Regardless, the three Republicans on the committee thanked Donovan for carrying the bill, but said they would be voting against it, giving no reason as to why.

“Those voices were ignored in the hearing,” Donovan said. “Partisan politics won (Tuesday) and rural Colorado lost. People have dedicated their lives to these rural communities, and they deserve a fair shot at preserving them.”

Donovan won a hotly contested race last fall for her Senate district, which includes Delta County.

In an interview after the hearing, Sen. Ray Scott, R-Grand Junction and chairman of the five-member panel, said it would cost too much, but then said it didn’t go far enough in helping more of rural Colorado.

He then couldn’t explain how expanding the bill would make it better without costing even more, but denied that politics was involved.

Sen. Jerry Sonnenberg, R-Sterling and a member of the panel, had drafted an amendment to the bill to use severance tax dollars to pay for it, but declined to offer the change when the time came during the committee hearing to consider amendments.

Half of all severance tax revenues go to helping communities impacted by mineral extraction, such as coal in Delta County.

Just before voting on the measure, Scott put the hearing in a brief recess and walked into the hallway with Sonnenberg to discuss the bill in a private meeting. The two immediately returned and announced they wouldn’t be supporting the measure, but didn’t say why.

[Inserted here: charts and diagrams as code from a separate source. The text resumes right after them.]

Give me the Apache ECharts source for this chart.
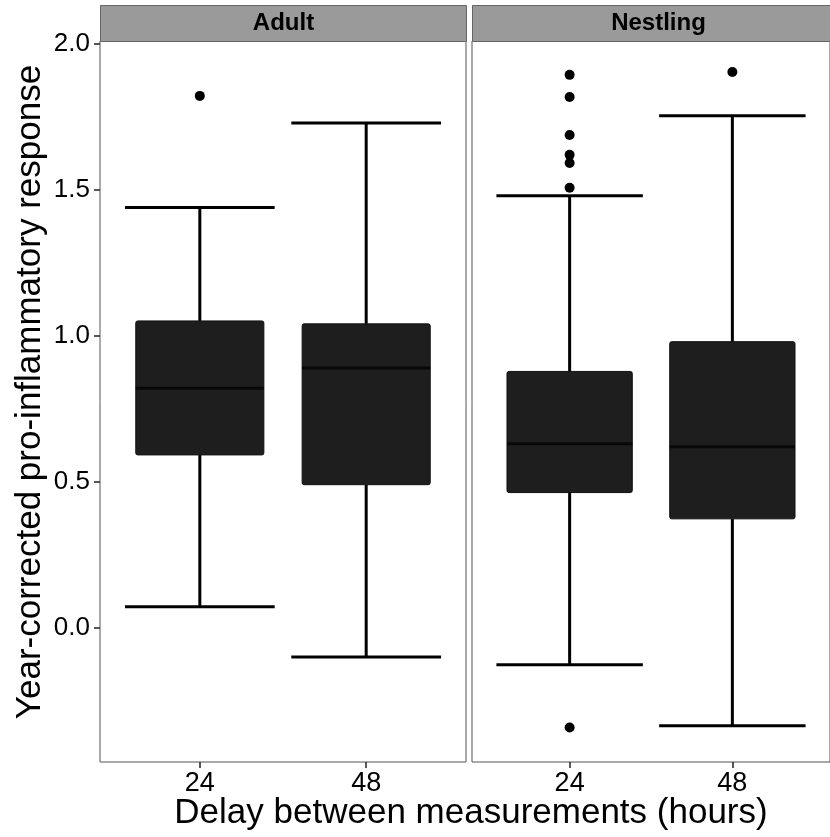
<!DOCTYPE html>
<html>
<head>
<meta charset="utf-8">
<script src="https://cdn.jsdelivr.net/npm/echarts@6/dist/echarts.min.js"></script>
<style>
html,body{margin:0;padding:0;background:#fff;}
#chart{width:830px;height:837px;}
</style>
</head>
<body>
<div id="chart"></div>
<script>
// ---- data ----
const panels = ['Adult', 'Nestling'];
const delayLabels = ['24', '48'];
const delayPositions = [1, 2];
const yTicks = [0.0, 0.5, 1.0, 1.5, 2.0];

// box statistics per panel: [24h, 48h]
const adultLow    = [0.072, -0.100];
const adultQ1     = [0.592, 0.490];
const adultMedian = [0.820, 0.890];
const adultQ3     = [1.051, 1.041];
const adultHigh   = [1.440, 1.729];

const nestLow     = [-0.127, -0.336];
const nestQ1      = [0.463, 0.373];
const nestMedian  = [0.630, 0.620];
const nestQ3      = [0.878, 0.980];
const nestHigh    = [1.480, 1.754];

const adultOutliers24 = [1.822];
const adultOutliers48 = [];
const nestOutliers24  = [1.894, 1.818, 1.688, 1.620, 1.592, 1.507, -0.342];
const nestOutliers48  = [1.904];

// ---- build ----
function boxRows(low, q1, med, q3, high) {
  return delayPositions.map((p, i) => [p, low[i], q1[i], med[i], q3[i], high[i]]);
}
function outlierRows(o24, o48) {
  return o24.map(v => [delayPositions[0], v]).concat(o48.map(v => [delayPositions[1], v]));
}

const BOX_W = 0.77, CAP_W = 0.9;
function renderBox(params, api) {
  const x = api.value(0);
  const unit = api.size([1, 0])[0];
  const bw = unit * BOX_W, cw = unit * CAP_W;
  const pLow = api.coord([x, api.value(1)]);
  const pQ1 = api.coord([x, api.value(2)]);
  const pMed = api.coord([x, api.value(3)]);
  const pQ3 = api.coord([x, api.value(4)]);
  const pHigh = api.coord([x, api.value(5)]);
  const cx = pMed[0];
  const ls = {stroke: '#000', lineWidth: 3};
  return {
    type: 'group',
    children: [
      {type: 'line', shape: {x1: cx, y1: pHigh[1], x2: cx, y2: pQ3[1]}, style: ls},
      {type: 'line', shape: {x1: cx, y1: pQ1[1], x2: cx, y2: pLow[1]}, style: ls},
      {type: 'line', shape: {x1: cx - cw / 2, y1: pHigh[1], x2: cx + cw / 2, y2: pHigh[1]}, style: ls},
      {type: 'line', shape: {x1: cx - cw / 2, y1: pLow[1], x2: cx + cw / 2, y2: pLow[1]}, style: ls},
      {type: 'rect', shape: {x: cx - bw / 2, y: pQ3[1], width: bw, height: pQ1[1] - pQ3[1], r: 2},
       style: {fill: '#1e1e1e', stroke: '#111', lineWidth: 1}},
      {type: 'line', shape: {x1: cx - bw / 2, y1: pMed[1], x2: cx + bw / 2, y2: pMed[1]}, style: {stroke: '#080808', lineWidth: 3}}
    ]
  };
}

const FONT = '"Liberation Sans", Arial, sans-serif';
const Y_MIN = -0.46, Y_MAX = 2.01;
const gridsCfg = [
  {left: 100, top: 41, width: 366, height: 721},
  {left: 472, top: 41, width: 367, height: 721}
];

const option = {
  animation: false,
  backgroundColor: '#fff',
  grid: gridsCfg.map(g => Object.assign({show: true, borderColor: '#555', borderWidth: 1, backgroundColor: '#fff', containLabel: false}, g)),
  xAxis: gridsCfg.map((g, gi) => ({
    type: 'value', gridIndex: gi, min: 0.4, max: 2.6, position: 'bottom',
    axisLine: {show: false, onZero: false}, splitLine: {show: false},
    axisTick: {show: true, customValues: delayPositions, length: 6, lineStyle: {color: '#222', width: 1.5}},
    axisLabel: {show: true, customValues: delayPositions, margin: 8, fontSize: 27, color: '#000', fontFamily: FONT,
      formatter: v => delayLabels[delayPositions.indexOf(Math.round(v))] || ''}
  })),
  yAxis: gridsCfg.map((g, gi) => ({
    type: 'value', gridIndex: gi, min: Y_MIN, max: Y_MAX, position: 'left',
    axisLine: {show: false, onZero: false}, splitLine: {show: false},
    axisTick: {show: gi === 0, customValues: yTicks, length: 6, lineStyle: {color: '#222', width: 1.5}},
    axisLabel: {show: gi === 0, customValues: yTicks, margin: 10, fontSize: 26, color: '#000', fontFamily: FONT,
      formatter: v => v.toFixed(1)}
  })),
  series: [
    {type: 'custom', xAxisIndex: 0, yAxisIndex: 0, renderItem: renderBox, encode: {x: 0, y: [1, 2, 3, 4, 5]},
     data: boxRows(adultLow, adultQ1, adultMedian, adultQ3, adultHigh), z: 2},
    {type: 'custom', xAxisIndex: 1, yAxisIndex: 1, renderItem: renderBox, encode: {x: 0, y: [1, 2, 3, 4, 5]},
     data: boxRows(nestLow, nestQ1, nestMedian, nestQ3, nestHigh), z: 2},
    {type: 'scatter', xAxisIndex: 0, yAxisIndex: 0, symbolSize: 10, itemStyle: {color: '#000', opacity: 1},
     data: outlierRows(adultOutliers24, adultOutliers48), z: 3},
    {type: 'scatter', xAxisIndex: 1, yAxisIndex: 1, symbolSize: 10, itemStyle: {color: '#000', opacity: 1},
     data: outlierRows(nestOutliers24, nestOutliers48), z: 3}
  ],
  graphic: [
    // facet strips
    ...gridsCfg.map((g, i) => ({
      type: 'group', left: g.left, top: 5,
      children: [
        {type: 'rect', shape: {x: 0, y: 0, width: g.width, height: 36}, style: {fill: '#9a9a9a', stroke: '#666', lineWidth: 1}},
        {type: 'text', x: (i === 0 ? g.width / 2 : (830 - g.left) / 2 + 7), y: 18,
         style: {text: panels[i], fill: '#000', font: 'bold 24px ' + FONT, textAlign: 'center', textVerticalAlign: 'middle'}}
      ]
    })),
    {type: 'text', x: 471, y: 813,
     style: {text: 'Delay between measurements (hours)', fill: '#000', font: '35px ' + FONT, textAlign: 'center', textVerticalAlign: 'middle'}},
    {type: 'text', x: 30, y: 392, rotation: Math.PI / 2,
     style: {text: 'Year-corrected pro-inflammatory response', fill: '#000', font: '35px ' + FONT, textAlign: 'center', textVerticalAlign: 'middle'}}
  ]
};

const chart = echarts.init(document.getElementById('chart'), null, {renderer: 'canvas'});
chart.setOption(option);
</script>
</body>
</html>
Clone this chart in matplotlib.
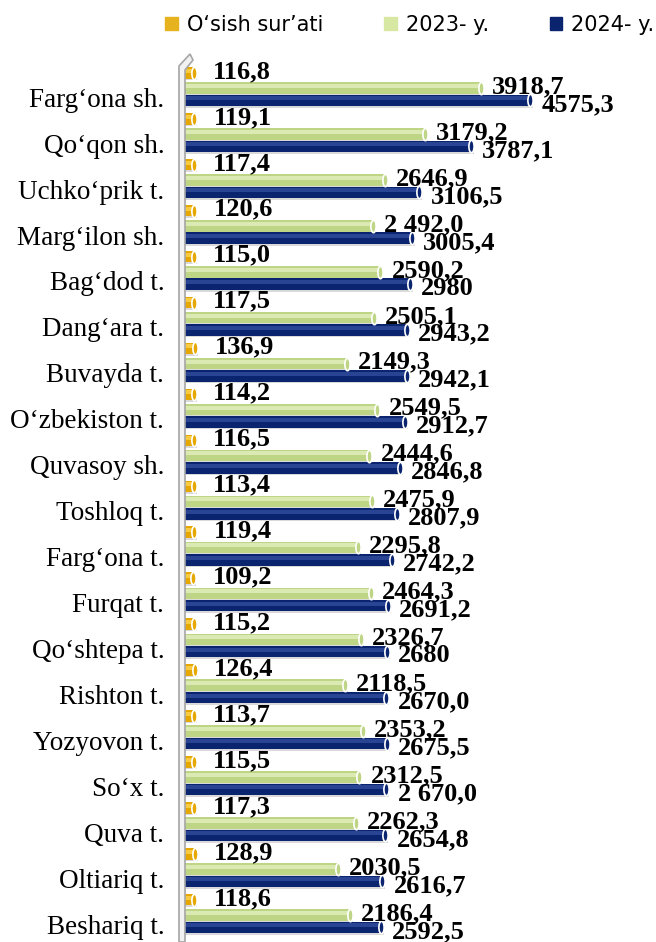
import matplotlib.pyplot as plt
from matplotlib.patches import Patch, Polygon
from matplotlib.path import Path
from matplotlib.transforms import Affine2D
import numpy as np

# Ma'lumotlar
hududlar = ['Farg‘ona sh.', 'Qo‘qon sh.', 'Uchko‘prik t.', 'Marg‘ilon sh.', 'Bag‘dod t.',
            'Dang‘ara t.', 'Buvayda t.', 'O‘zbekiston t.', 'Quvasoy sh.', 'Toshloq t.',
            'Farg‘ona t.', 'Furqat t.', 'Qo‘shtepa t.', 'Rishton t.', 'Yozyovon t.',
            'So‘x t.', 'Quva t.', 'Oltiariq t.', 'Beshariq t.']
osish = ['116,8', '119,1', '117,4', '120,6', '115,0', '117,5', '136,9', '114,2', '116,5', '113,4',
         '119,4', '109,2', '115,2', '126,4', '113,7', '115,5', '117,3', '128,9', '118,6']
y2023 = ['3918,7', '3179,2', '2646,9', '2 492,0', '2590,2', '2505,1', '2149,3', '2549,5', '2444,6',
         '2475,9', '2295,8', '2464,3', '2326,7', '2118,5', '2353,2', '2312,5', '2262,3', '2030,5',
         '2186,4']
y2024 = ['4575,3', '3787,1', '3106,5', '3005,4', '2980', '2943,2', '2942,1', '2912,7', '2846,8',
         '2807,9', '2742,2', '2691,2', '2680', '2670,0', '2675,5', '2 670,0', '2654,8', '2616,7',
         '2592,5']


def son(s):
    return float(s.replace(' ', '').replace(',', '.'))


seriyalar = [
    # (matnlar, siljish, rang, yorug' rang, yozuv siljishi)
    (osish, -0.33, '#E6A800', '#FFD95A', 14, 1),
    (y2023, 0.0, '#BDD584', '#E9F3C6', 8, 1),
    (y2024, 0.27, '#0A2470', '#3553A3', 8, -3),
]

fig = plt.figure(figsize=(6.56, 9.42), dpi=100)
ax = fig.add_axes([185 / 656, 0, (649 - 185) / 656, 882 / 942])

y = np.arange(len(hududlar))
h = 0.25
# ellips ko'rinishidagi uch (silindr effekti)
ellips = Path.unit_circle().transformed(Affine2D().scale(0.42, 1.0))

for matnlar, d, rang, yorug, dx, dy in seriyalar:
    qiymat = np.array([son(s) for s in matnlar])
    # soya
    ax.barh(y + d + 0.035, qiymat + 40, height=h, color='#D9D9D9', zorder=1)
    ax.barh(y + d, qiymat, height=h, color=rang, zorder=2)
    ax.barh(y + d - 0.045, qiymat, height=h * 0.35, color=yorug, alpha=0.7, zorder=3)
    ax.scatter(qiymat, y + d, marker=ellips, s=80, facecolor=rang, edgecolor='white',
               linewidth=1.2, zorder=4)
    for yi, v, s in zip(y, qiymat, matnlar):
        ax.annotate(s, (v, yi + d), xytext=(dx, dy), textcoords='offset points',
                    ha='left', va='center', fontsize=19, fontweight='bold',
                    family='Liberation Serif', zorder=5)

ax.set_xlim(0, 6150)
ax.set_ylim(len(hududlar) - 0.41, -0.61)
ax.set_yticks(y + 0.2)
ax.set_yticklabels(hududlar, fontsize=19.5, family='Liberation Serif')
ax.tick_params(axis='y', length=0, pad=15)
ax.set_xticks([])
for sp in ['top', 'right', 'bottom', 'left']:
    ax.spines[sp].set_visible(False)

# chap devor (3D)
devor = Polygon([(179, 0), (179, 876), (190, 888), (193, 882), (185, 872), (185, 0)],
                closed=True, facecolor='#F2F2F2', edgecolor='#A6A6A6', lw=1.2,
                transform=None, zorder=0)
fig.patches.append(devor)

# Legenda
belgilar = [Patch(color='#E6B21E'), Patch(color='#D7E8A2'), Patch(color='#0A2470')]
fig.legend(belgilar, ['O‘sish sur’ati', '2023- y.', '2024- y.'], loc='upper right',
           bbox_to_anchor=(1.02, 1.0), ncol=3, frameon=False, fontsize=15,
           handlelength=0.6, handleheight=0.6, handletextpad=0.45, columnspacing=2.9,
           borderaxespad=0.3)

plt.savefig('out.png', dpi=100)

“I wanted to understand why he pulled the amendment,” Scott said of his private meeting with Sonnenberg. “We needed that amendment on there to pass the bill. There’s a lot of things I could have done, but I didn’t. The bill didn’t pass on its merits.”

Scott, however, refused to say why he didn’t offer the amendment himself. As chairman, he had the power to do so.

Regardless, Donovan said she isn’t done with the idea of helping rural Colorado.

She has another measure aimed at something similar that she’s sponsoring with House Republicans, including Rep. Yeulin Willett, R-Grand Junction.

That measure, HB1177 introduced just last week, would create a Rural Economic Development Initiative Grant Program to help diversify the economies in rural parts of the state.

If approved, the measure would provide up to $3 million in grants a year to help up to 30 of the most highly economically distressed areas of the state.